The situation is similar to `immutable`. If you're operating at the GC
level, there is strictly speaking no such thing as immutable, because
the GC code casts untyped memory into immutable and vice versa, so that
the same block of memory may be immutable at one point in time but
become mutable when it's later collected and reallocated to mutable
data.  But this does not mean we're not allowed to optimize based on
immutable; by the same line of argument we might as well throw const and
immutable to the winds.  Instead, we declare GC code as @system, with
the GC interface @trusted, i.e., the GC operates outside of the confines
of immutability, but we trust it to do its job properly so that when we
return to the higher-level abstraction, all our previous assumptions
about immutable continue to hold.

So for pure, it's the same thing.
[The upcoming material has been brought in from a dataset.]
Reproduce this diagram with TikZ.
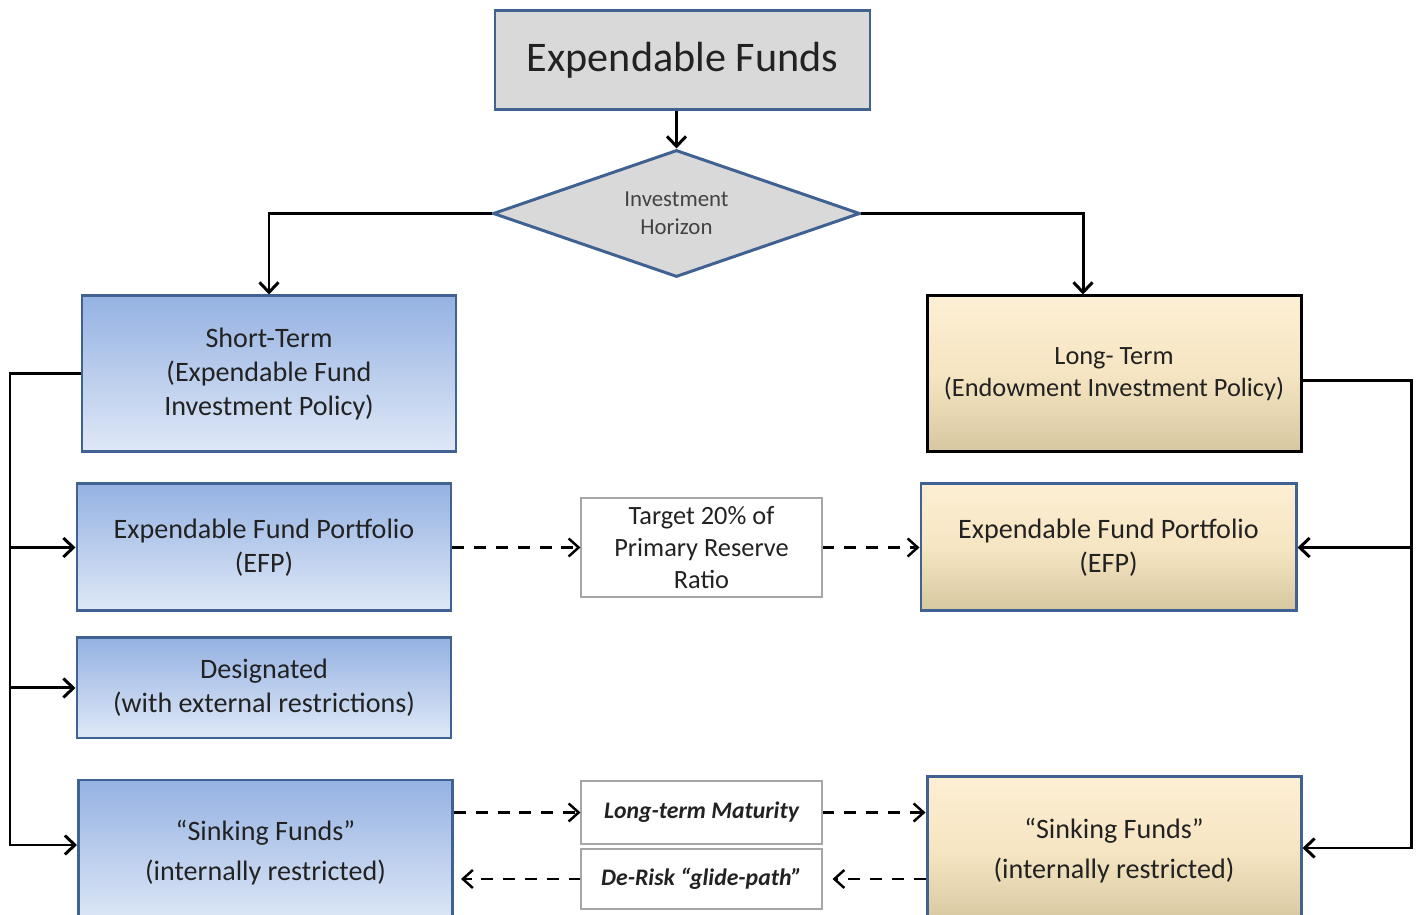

For something to be pure you must have
a well-defined set of abstractions based on which the optimizer is
allowed to make certain transformations to your code.  You must adhere
to the restrictions imposed by this abstraction -- which is what the
`pure` qualifier is ostensibly for -- otherwise you end up in UB
territory, just like the situation with casting away immutable.  The
only sane way to maintain D's purity system is that code marked pure
cannot contain anything that violates the assumptions we have imposed on
pure.  Otherwise we're in de facto UB territory even if the spec's
definition of UB doesn't specifically state this case.

Long story short, pureFree makes no sense because it's very intent is to
make a visible change to the global state of memory -- clearly at a much
lower level of abstraction than `pure` is intended to operate at, and
clearly outside the `pure` abstraction.  In fact, I'd say that
*anything* that explicitly allocates/deallocates memory ought to be
prohibited from being marked `pure`.  Array operations are OK if we view
them as intrinsic, opaque operations that the pure abstraction grants
us. But anything that explicitly deals with memory allocation is clearly
an operation outside the `pure` abstraction, so allowing it to be marked
`pure` will inevitably break assumptions and land us in trouble.

T

-- 
Meat: euphemism for dead animal. -- Flora